═════ Records shown ═════

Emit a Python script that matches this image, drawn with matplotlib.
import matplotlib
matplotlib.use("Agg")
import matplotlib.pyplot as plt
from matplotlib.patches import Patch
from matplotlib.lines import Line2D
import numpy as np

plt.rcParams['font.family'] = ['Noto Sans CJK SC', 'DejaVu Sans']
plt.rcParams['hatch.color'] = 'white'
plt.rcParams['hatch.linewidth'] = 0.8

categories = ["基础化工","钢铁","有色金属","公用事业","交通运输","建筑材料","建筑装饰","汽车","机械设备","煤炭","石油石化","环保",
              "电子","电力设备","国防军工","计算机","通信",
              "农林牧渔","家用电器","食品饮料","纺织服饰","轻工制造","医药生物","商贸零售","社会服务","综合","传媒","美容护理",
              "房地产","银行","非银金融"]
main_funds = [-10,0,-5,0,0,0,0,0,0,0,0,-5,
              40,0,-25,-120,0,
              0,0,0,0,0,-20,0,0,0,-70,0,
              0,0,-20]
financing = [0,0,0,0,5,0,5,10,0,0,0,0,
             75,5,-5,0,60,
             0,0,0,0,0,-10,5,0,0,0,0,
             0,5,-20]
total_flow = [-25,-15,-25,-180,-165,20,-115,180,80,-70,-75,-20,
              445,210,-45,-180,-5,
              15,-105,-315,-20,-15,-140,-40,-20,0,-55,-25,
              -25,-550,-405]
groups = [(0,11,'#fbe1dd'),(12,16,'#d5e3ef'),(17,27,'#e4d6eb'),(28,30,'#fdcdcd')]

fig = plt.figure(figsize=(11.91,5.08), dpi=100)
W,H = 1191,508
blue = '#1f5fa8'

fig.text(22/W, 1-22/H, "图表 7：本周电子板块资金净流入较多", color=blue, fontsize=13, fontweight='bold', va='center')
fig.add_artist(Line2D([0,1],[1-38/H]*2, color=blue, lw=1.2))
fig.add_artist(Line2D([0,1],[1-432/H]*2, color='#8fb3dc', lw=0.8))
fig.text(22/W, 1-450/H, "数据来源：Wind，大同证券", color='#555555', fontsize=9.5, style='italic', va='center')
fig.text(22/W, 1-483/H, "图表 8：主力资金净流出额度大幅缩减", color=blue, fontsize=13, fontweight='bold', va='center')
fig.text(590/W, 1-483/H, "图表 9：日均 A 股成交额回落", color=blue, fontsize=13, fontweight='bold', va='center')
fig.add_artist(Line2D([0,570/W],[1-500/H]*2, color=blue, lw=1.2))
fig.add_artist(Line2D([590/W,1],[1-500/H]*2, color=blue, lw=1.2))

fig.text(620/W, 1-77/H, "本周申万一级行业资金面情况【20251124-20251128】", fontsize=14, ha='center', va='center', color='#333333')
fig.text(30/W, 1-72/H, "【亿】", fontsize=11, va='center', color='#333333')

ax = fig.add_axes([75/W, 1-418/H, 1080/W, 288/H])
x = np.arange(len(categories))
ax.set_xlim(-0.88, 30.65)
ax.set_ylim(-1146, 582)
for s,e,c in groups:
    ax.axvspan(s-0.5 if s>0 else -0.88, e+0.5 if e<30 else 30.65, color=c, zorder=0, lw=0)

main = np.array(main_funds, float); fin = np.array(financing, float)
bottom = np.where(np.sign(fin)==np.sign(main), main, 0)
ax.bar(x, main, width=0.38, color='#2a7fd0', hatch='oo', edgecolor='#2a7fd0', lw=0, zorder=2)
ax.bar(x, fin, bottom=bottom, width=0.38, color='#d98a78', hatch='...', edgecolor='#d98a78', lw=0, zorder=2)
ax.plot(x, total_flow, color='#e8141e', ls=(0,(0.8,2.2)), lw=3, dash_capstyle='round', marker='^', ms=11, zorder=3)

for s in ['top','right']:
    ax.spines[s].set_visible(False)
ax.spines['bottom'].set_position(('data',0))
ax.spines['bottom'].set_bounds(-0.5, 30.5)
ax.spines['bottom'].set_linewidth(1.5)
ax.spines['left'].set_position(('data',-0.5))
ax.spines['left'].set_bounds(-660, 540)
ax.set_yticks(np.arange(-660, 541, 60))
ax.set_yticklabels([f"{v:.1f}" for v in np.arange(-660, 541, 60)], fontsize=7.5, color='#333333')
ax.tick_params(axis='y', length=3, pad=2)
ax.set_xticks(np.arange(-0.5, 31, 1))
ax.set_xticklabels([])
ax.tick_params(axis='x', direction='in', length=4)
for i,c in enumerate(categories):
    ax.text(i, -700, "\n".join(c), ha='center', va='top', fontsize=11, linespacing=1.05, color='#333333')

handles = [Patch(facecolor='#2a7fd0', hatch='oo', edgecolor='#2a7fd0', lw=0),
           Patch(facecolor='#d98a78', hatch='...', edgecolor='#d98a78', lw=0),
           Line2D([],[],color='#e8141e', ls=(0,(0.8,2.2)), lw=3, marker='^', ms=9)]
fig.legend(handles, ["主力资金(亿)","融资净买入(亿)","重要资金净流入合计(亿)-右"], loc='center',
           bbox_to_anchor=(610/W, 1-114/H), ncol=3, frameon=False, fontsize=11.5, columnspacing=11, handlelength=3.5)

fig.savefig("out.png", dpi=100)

═════
═════ Records shown ═════

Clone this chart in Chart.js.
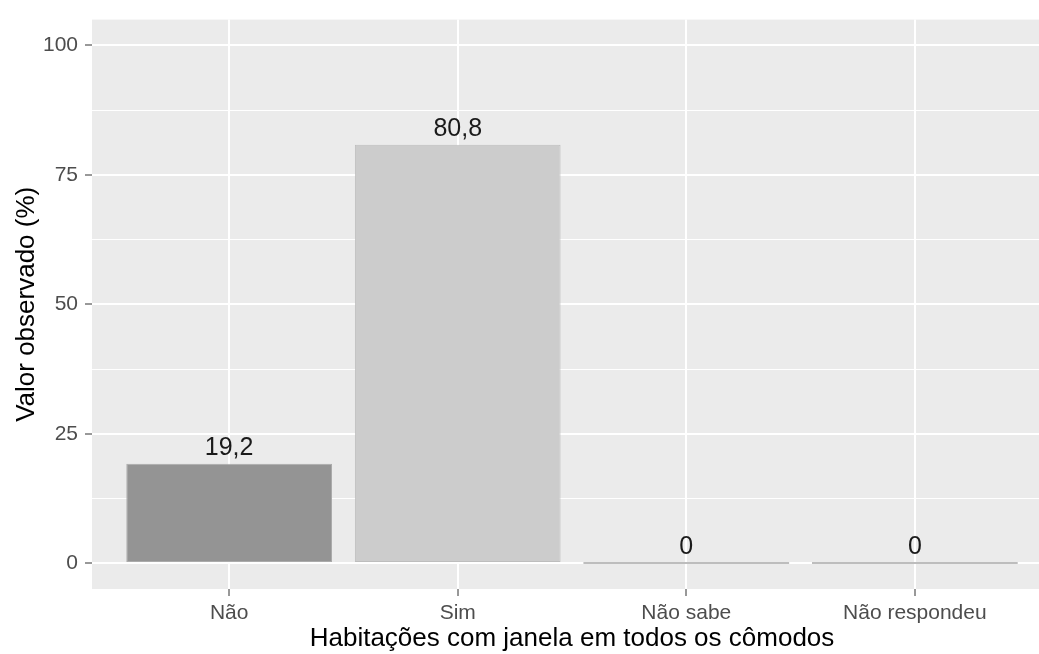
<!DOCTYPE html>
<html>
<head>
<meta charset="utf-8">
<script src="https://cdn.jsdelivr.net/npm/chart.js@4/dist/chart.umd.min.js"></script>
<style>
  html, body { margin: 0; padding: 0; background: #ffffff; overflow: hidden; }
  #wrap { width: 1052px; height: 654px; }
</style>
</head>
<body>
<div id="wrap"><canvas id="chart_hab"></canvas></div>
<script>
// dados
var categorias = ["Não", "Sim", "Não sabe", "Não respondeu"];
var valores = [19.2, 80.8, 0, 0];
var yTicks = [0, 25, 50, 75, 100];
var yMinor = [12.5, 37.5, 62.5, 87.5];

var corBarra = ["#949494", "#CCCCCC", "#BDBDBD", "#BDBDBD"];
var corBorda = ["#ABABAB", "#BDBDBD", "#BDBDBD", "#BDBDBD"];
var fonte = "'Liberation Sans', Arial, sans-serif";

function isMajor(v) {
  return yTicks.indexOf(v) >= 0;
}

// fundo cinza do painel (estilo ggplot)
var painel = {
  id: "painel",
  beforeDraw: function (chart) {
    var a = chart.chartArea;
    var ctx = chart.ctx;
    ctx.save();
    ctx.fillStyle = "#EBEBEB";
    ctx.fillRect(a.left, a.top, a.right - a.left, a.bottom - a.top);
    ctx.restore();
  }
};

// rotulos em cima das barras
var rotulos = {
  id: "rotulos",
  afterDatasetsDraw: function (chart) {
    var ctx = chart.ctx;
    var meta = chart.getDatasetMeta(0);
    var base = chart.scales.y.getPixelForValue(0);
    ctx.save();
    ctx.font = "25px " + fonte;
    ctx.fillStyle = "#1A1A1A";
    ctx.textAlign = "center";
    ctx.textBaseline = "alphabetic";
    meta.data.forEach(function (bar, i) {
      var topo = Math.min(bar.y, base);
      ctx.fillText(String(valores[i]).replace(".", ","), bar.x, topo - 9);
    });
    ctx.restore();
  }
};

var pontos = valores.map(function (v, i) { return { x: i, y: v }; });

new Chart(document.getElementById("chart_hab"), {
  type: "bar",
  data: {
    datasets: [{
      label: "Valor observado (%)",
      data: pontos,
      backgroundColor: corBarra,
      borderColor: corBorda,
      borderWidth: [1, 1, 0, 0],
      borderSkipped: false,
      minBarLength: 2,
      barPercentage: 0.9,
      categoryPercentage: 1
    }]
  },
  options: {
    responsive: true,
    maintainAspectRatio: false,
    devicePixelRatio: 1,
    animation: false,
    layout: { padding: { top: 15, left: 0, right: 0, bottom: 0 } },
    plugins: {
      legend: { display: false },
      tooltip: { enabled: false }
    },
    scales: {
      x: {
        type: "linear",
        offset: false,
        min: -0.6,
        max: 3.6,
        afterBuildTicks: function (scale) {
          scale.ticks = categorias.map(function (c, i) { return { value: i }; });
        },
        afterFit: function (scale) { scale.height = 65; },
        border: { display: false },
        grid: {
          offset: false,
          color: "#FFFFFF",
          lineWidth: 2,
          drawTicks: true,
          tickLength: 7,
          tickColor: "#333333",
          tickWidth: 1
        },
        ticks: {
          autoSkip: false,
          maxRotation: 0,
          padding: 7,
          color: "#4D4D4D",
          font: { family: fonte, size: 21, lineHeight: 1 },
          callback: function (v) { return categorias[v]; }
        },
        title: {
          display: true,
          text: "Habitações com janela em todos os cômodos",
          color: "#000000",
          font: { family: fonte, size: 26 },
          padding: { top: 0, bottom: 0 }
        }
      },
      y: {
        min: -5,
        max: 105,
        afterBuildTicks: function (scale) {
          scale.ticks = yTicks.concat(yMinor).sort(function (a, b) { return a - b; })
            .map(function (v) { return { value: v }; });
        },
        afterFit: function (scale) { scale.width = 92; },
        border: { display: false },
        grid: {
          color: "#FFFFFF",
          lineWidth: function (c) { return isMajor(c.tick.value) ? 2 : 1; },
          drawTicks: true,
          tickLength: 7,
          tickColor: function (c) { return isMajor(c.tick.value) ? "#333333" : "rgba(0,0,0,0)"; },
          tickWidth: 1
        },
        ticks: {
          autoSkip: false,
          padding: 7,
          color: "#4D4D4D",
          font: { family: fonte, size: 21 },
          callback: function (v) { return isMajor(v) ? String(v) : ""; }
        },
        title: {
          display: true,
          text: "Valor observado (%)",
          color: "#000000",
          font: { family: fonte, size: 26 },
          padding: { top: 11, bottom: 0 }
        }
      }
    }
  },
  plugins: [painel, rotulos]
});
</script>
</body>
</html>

═════
═════ Records shown ═════

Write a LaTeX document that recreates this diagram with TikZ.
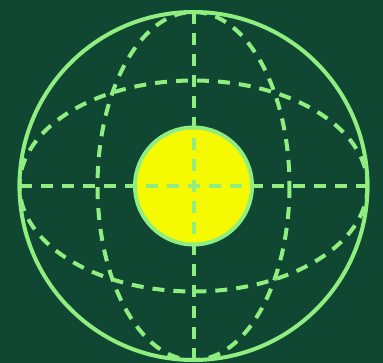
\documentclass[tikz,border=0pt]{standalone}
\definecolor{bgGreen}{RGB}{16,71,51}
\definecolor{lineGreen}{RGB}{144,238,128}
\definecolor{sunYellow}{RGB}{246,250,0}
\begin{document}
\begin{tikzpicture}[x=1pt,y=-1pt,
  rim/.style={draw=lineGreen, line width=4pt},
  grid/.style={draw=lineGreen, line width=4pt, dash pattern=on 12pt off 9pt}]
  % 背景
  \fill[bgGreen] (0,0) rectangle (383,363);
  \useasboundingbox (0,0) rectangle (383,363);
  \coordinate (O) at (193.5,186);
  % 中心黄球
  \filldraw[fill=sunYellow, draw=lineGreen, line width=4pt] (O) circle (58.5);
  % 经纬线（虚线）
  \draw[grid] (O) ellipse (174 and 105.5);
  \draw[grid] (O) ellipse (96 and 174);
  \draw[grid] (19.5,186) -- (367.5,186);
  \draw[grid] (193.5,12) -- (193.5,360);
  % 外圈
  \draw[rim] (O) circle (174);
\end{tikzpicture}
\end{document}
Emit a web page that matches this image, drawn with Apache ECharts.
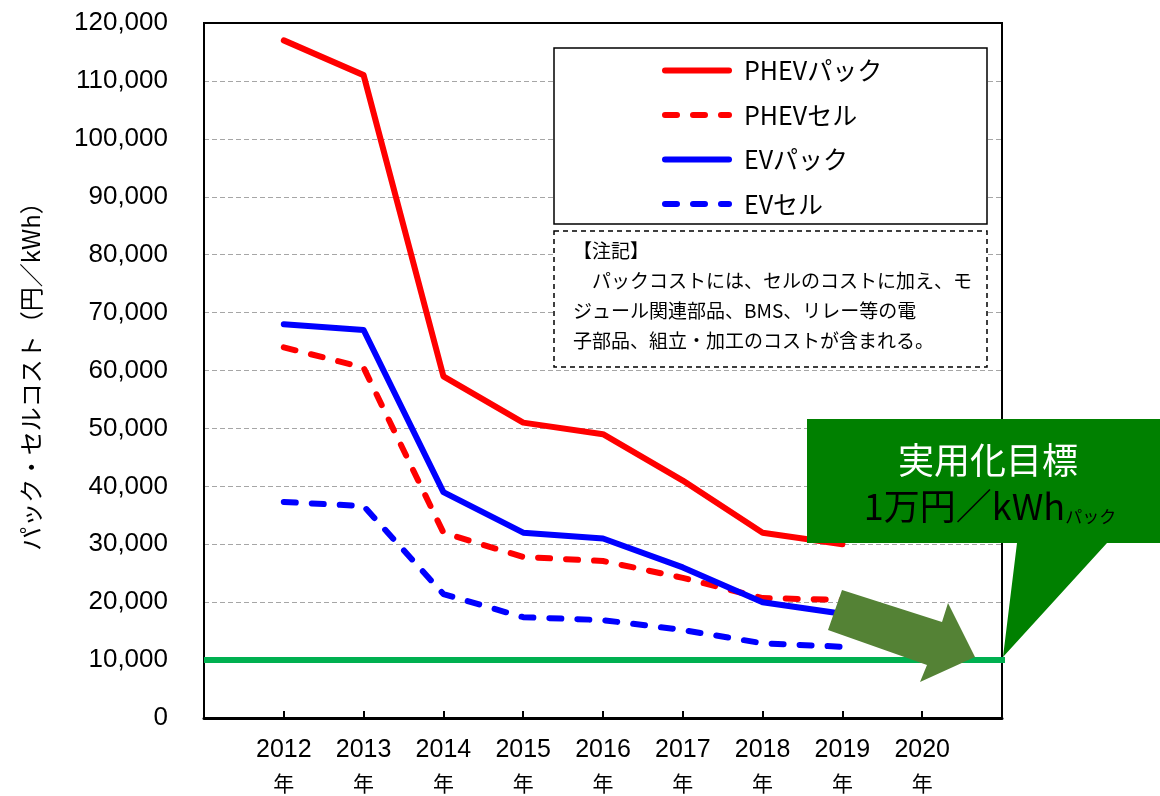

═════

* _Problem details_:
Within the material above, transcribe exactly the lines that run from the line holding "Emit a Python" through the line holding "plt.rcParams['hatch.linewidth'] = 0.8".

* _Expected answer_:
Emit a Python script that matches this image, drawn with matplotlib.
import matplotlib
matplotlib.use("Agg")
import matplotlib.pyplot as plt
from matplotlib.patches import Patch
from matplotlib.lines import Line2D
import numpy as np

plt.rcParams['font.family'] = ['Noto Sans CJK SC', 'DejaVu Sans']
plt.rcParams['hatch.color'] = 'white'
plt.rcParams['hatch.linewidth'] = 0.8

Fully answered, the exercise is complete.